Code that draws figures

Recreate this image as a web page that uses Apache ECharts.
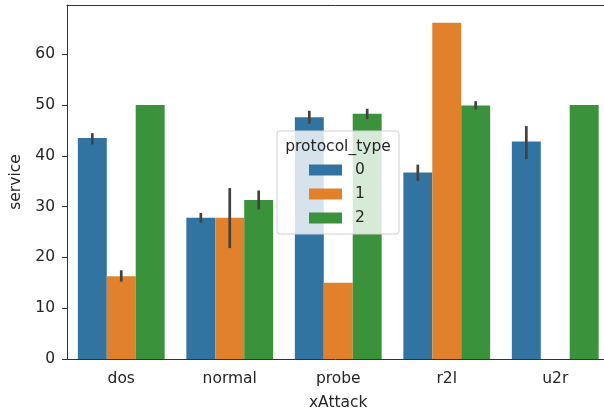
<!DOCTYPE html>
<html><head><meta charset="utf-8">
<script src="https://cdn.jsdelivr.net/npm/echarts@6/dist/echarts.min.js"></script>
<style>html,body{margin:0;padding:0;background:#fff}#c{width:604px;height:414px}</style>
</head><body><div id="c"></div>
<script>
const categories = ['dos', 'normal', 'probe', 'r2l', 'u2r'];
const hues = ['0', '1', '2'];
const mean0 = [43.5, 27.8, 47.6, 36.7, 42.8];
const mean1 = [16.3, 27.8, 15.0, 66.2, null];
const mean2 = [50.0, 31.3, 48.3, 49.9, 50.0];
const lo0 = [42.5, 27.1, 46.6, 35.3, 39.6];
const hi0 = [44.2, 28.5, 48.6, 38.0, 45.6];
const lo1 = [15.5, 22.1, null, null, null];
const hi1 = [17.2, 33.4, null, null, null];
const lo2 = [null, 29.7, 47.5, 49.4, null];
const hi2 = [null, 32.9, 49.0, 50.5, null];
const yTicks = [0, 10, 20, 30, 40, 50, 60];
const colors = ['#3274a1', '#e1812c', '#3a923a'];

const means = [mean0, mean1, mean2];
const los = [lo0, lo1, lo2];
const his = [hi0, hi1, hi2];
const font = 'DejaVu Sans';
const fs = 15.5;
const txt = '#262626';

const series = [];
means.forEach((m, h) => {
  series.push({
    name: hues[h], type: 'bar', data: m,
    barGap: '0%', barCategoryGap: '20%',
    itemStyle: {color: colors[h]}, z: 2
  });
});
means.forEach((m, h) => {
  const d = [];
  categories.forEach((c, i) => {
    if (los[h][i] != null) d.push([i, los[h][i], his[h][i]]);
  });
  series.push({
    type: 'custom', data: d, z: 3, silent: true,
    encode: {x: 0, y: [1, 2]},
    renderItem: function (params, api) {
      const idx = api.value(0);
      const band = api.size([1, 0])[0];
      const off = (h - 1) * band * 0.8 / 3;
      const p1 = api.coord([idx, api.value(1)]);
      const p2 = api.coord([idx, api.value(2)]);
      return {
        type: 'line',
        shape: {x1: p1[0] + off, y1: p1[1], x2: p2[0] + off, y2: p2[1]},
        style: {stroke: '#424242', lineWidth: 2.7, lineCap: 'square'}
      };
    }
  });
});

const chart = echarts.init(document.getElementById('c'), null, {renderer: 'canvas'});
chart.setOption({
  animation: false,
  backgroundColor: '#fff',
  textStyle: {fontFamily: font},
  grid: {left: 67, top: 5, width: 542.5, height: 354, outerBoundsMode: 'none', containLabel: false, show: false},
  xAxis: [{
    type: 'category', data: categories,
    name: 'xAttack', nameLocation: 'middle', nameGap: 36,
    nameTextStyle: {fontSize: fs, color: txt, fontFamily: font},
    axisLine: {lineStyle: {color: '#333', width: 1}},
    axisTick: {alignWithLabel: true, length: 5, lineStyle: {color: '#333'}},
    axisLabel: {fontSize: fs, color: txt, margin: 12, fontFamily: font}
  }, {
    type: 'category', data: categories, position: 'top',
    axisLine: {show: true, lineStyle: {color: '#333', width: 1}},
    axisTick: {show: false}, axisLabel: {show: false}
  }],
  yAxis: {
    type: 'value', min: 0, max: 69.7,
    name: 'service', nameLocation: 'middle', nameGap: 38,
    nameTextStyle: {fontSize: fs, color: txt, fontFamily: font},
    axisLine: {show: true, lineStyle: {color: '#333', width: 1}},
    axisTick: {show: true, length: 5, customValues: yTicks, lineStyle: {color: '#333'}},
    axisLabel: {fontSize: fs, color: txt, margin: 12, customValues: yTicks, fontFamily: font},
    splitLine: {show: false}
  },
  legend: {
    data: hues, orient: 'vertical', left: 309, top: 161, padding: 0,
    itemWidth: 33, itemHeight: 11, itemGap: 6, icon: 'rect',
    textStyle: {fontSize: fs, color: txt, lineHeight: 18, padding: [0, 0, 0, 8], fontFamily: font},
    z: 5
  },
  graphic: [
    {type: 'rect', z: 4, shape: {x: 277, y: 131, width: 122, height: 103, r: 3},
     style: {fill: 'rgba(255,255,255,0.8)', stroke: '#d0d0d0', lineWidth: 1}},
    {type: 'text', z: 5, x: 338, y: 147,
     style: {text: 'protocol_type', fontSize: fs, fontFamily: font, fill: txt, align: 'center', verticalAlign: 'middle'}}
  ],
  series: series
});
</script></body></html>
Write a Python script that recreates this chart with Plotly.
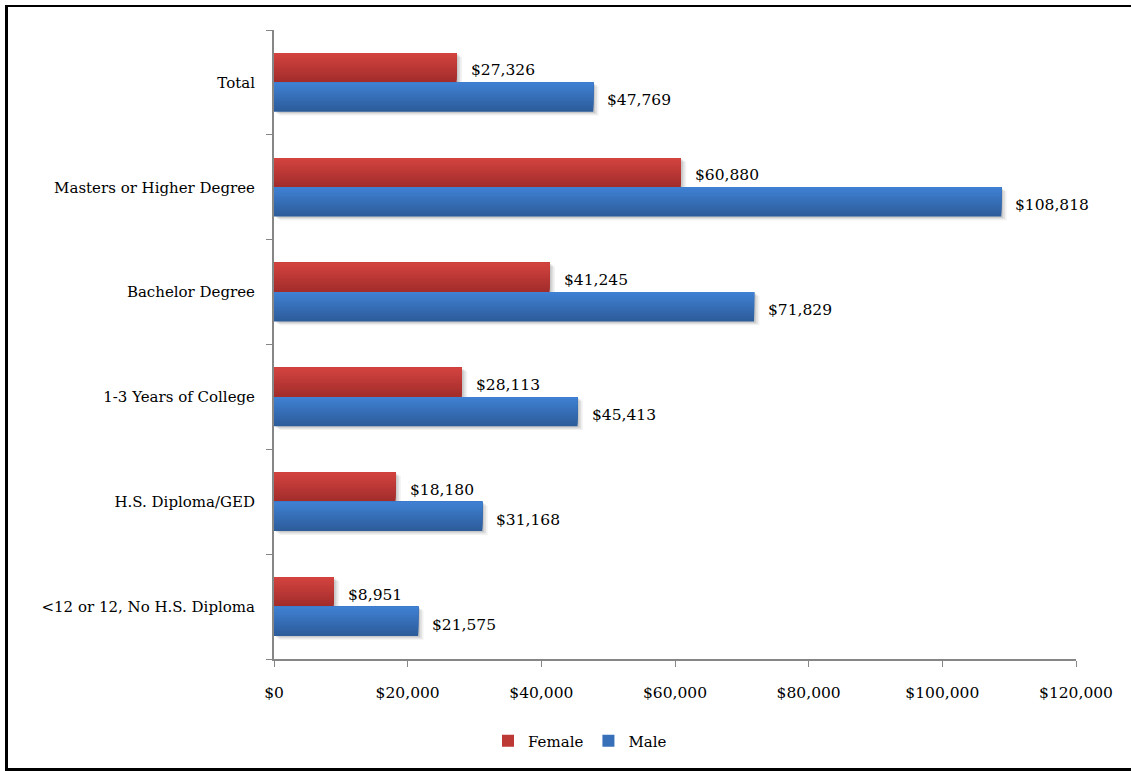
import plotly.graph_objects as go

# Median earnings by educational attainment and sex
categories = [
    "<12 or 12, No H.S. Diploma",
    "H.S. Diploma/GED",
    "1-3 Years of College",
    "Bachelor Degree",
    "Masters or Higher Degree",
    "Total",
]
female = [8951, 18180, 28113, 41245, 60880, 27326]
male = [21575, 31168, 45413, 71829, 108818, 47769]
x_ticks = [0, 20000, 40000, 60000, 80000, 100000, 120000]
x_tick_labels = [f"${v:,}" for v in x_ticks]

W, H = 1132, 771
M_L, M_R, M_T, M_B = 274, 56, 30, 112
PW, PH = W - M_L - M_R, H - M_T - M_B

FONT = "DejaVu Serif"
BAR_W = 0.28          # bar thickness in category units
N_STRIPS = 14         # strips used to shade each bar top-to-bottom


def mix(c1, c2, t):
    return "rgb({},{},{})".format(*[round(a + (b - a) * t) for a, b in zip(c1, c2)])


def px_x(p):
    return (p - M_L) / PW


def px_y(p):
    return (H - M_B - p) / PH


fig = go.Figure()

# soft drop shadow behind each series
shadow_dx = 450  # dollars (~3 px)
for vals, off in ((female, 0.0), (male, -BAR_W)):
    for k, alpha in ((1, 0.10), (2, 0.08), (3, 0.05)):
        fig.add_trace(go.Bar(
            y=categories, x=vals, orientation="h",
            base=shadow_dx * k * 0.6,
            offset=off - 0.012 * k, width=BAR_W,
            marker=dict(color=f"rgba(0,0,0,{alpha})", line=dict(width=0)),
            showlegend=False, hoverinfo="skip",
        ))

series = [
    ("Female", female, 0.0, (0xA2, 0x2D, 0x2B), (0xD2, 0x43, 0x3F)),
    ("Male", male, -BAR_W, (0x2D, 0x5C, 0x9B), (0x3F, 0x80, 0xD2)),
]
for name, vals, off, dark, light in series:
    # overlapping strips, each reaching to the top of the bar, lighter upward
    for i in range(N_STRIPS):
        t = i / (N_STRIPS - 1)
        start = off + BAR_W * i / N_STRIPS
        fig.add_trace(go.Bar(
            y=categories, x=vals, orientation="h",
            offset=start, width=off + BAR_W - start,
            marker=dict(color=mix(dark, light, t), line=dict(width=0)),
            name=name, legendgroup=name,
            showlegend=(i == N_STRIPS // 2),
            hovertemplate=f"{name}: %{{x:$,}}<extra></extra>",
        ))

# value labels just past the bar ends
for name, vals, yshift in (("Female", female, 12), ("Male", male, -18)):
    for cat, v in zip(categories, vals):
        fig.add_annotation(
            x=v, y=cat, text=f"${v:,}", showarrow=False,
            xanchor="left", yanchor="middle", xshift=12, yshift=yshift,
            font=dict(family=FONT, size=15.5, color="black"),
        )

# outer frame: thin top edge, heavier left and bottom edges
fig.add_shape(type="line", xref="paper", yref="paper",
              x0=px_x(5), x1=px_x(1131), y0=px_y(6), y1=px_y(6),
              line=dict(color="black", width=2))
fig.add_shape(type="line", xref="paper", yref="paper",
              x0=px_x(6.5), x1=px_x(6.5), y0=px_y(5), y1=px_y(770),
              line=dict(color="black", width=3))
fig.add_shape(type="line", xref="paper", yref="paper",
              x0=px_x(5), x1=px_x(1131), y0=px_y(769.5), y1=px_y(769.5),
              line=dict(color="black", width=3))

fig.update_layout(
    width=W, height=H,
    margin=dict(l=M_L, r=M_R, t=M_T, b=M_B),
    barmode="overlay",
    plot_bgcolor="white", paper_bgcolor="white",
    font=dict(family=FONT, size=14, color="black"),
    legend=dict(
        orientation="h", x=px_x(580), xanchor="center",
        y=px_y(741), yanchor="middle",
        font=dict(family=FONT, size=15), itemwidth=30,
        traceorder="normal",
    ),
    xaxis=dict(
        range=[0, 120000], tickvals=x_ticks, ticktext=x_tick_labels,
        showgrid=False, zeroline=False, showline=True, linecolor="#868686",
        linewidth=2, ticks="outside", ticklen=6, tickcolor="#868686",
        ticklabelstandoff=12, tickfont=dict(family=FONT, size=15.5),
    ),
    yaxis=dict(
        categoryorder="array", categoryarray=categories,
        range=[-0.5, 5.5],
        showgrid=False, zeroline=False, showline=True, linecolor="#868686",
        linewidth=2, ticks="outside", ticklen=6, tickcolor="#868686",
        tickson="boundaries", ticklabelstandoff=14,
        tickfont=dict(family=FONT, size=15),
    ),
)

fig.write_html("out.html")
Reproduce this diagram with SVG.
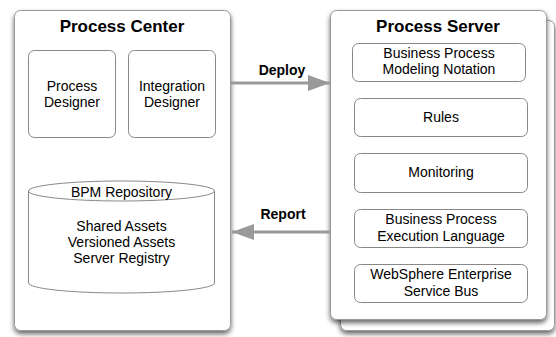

-- Stated exercise --
Write out the lines running from the one that contains "Write a Python" through the one that contains "v in x_ticks]", ends included, and nothing else. Pictures stay out of the copy.

-- Finished answer --
Write a Python script that recreates this chart with Plotly.
import plotly.graph_objects as go

# Median earnings by educational attainment and sex
categories = [
    "<12 or 12, No H.S. Diploma",
    "H.S. Diploma/GED",
    "1-3 Years of College",
    "Bachelor Degree",
    "Masters or Higher Degree",
    "Total",
]
female = [8951, 18180, 28113, 41245, 60880, 27326]
male = [21575, 31168, 45413, 71829, 108818, 47769]
x_ticks = [0, 20000, 40000, 60000, 80000, 100000, 120000]
x_tick_labels = [f"${v:,}" for v in x_ticks]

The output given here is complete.